Je considérerais cette posture comme une abdication de (son) office privant d’effet les règles élémentaires de la profession de magistrat et sapant la confiance du justiciable en l’institution judiciaire.“André Lutgen

Or, la décision du 2 juillet, que Reporter.lu a pu consulter, donne un éclairage différent sur les raisons ayant pu pousser Stéphane Maas au retrait. Filipe Rodrigues fait en effet état dans sa requête de l’animosité de notoriété publique au sein de la cité judiciaire entre les deux magistrats qui «ne se sont jamais mutuellement appréciés, même ayant passé dix années entre 2009 et 2020 à exercer la même fonction de juge d’instruction». Il évoque «une aversion manifeste (…) sur fonds de ce qui ressemble à de la jalousie» et convoque même le témoignage d’une greffière pour documenter l’âpreté de leurs sentiments réciproques.

«Monsieur le vice-président Maas (…) a l’obligation de refréner tout sentiment d’hostilité à mon égard et de se montrer impartial et objectif tout au long de ce procès. Et s’il ne s’en était pas senti capable, il aurait dû renoncer à présider ce procès», a fait valoir le juge d’instruction. Il raconte également qu’à l’automne 2019, Maas encore au cabinet d’instruction, s’était vu initialement confier l’enquête de l’affaire Lutgen, mais qu’il y a renoncé au bout de deux semaines, en raison notamment de la présence de Rodrigues dans le dossier. «Comment est-il possible, interroge-t-il, que le même Monsieur le vice-président Maas se soit maintenant senti en mesure de mener aujourd’hui le procès?»

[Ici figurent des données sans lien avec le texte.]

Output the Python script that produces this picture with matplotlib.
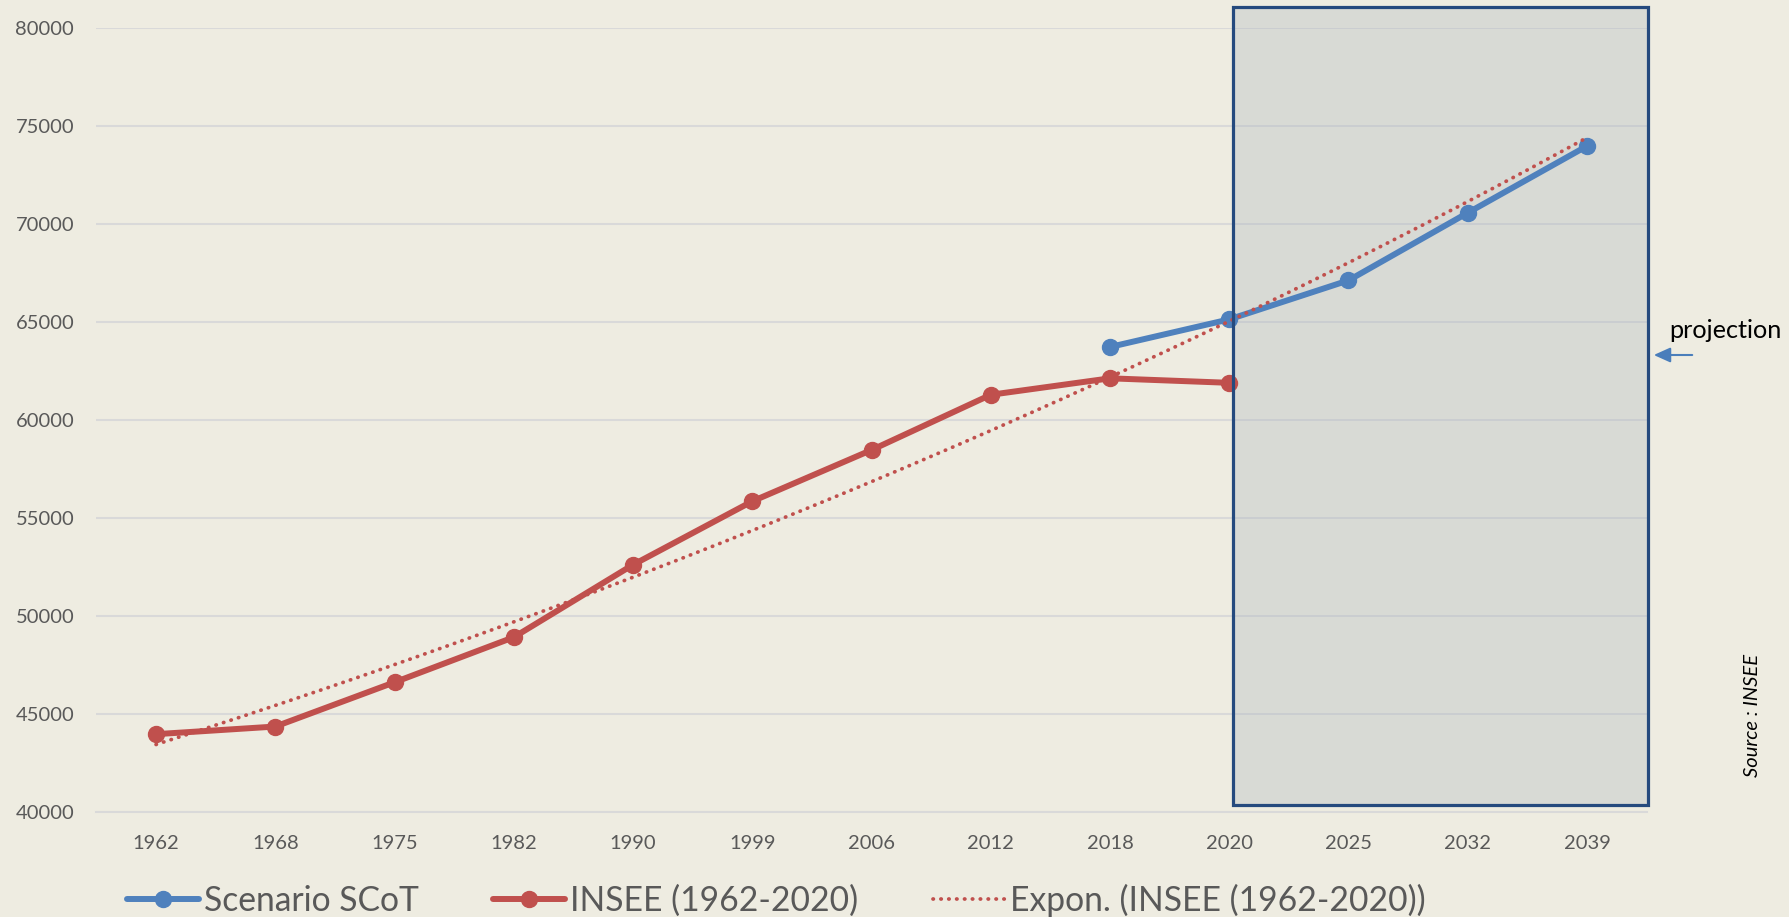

Regrettable «erreur matérielle»

Filipe Rodrigues proposait lors de l’audience qui aurait dû se tenir à la rentrée judiciaire les témoignages de ses collègues pour documenter ce qui ressemble à une vendetta personnelle dont il estimait être la cible lors du procès. Le déballage public sur les dessous des rivalités entre les deux magistrats n’aura pas lieu.

Rodrigues devra une nouvelle fois expliquer devant un tribunal autrement composé pourquoi il a tant traîné en 2019 à lever les scellés à ArcelorMittal et abusé de la patience de l’avocat du sidérurgiste au point qu’il en réfère à deux ministres et les alerte sur les possibles conséquences économiques de la nonchalance du juge d’instruction: arrêt de la production, mise au chômage de 200 ouvriers et des dizaines de millions d’euros de pertes financières.

Le débat sur la responsabilité des juges et le contrôle de leurs actes en cas d’abus d’autorité devrait ressurgir à la faveur de ce second round du procès en première instance en novembre. Cette affaire devrait aussi coïncider avec les discussions à la Chambre des députés sur la mise en place d’un Conseil national de la justice, notamment pour mieux encadrer le recrutement, la promotion et le travail des juges.

Le 8 juillet dernier, André Lutgen a écrit à la Procureure générale d’Etat pour dénoncer les agissements controversés de Filipe Rodrigues, son «mépris des règles de droit» et les dysfonctionnements de procédure que sa défense avait mentionnés lors du procès quelques jours plus tôt. Le dossier a été transmis au Parquet qui l’a toutefois classé sans suite, estimant que les faux-pas du juge d’instruction n’avaient rien de répréhensible sur le plan pénal et relevaient davantage d’une «erreur matérielle, certes regrettable et dénotant un manque de soin».

Six affaires disciplinaires

Le pénaliste n’entend pas en rester là. Il considère ce classement sans suites par le procureur d’Etat Georges Oswald «comme une abdication de (son) office privant d’effet les règles élémentaires de la profession de magistrat et sapant la confiance du justiciable en l’institution judiciaire».

Face à la bienveillance des juges entre eux et leur esprit de corps, l’affaire André Lutgen peine assurément à lever le tabou sur les défaillances du pouvoir judiciaire et l’impunité des juges.

Les poursuites disciplinaires à l’encontre des magistrats sont rares et les sanctions encore plus exceptionnelles. L’administration judiciaire fait état de six affaires disciplinaires au cours des cinq dernières années, ayant débouché sur deux condamnations. Une des affaires concernait un juge des tutelles qui a été mis d’office à la retraite en janvier 2017. L’autre affaire s’est traduite par la condamnation à une amende correspondant à un salaire mensuel.

Dans quatre cas, les enquêtes n’ont pas eu de suite. L’une d’elle portait sur le refus d’une juge de tenir une audience le jour des morts. Des faits anodins qui ont abouti en 2017 devant la Cour de Cassation et finalement une rétractation des poursuites par le Parquet général.

En matière pénale, la liberté de ton que certains juges s’autorisent à l’égard des prévenus – souvent d’ailleurs des non-nationaux – et même des avocats sont difficilement compatibles avec l’image d’une justice sereine, impartiale, juste et respectueuse de ses citoyens. «Il y a peu de pays où les juges parlent si mal aux avocats» déplore d’ailleurs l’un d’eux. «On ne parle pas assez des juges qui font un mauvais usage de leurs pouvoirs et commettent des abus d’autorité», poursuit-il. «La justice pénale luxembourgeoise n’est pas encore entrée au 21e siècle», ajoute-t-il.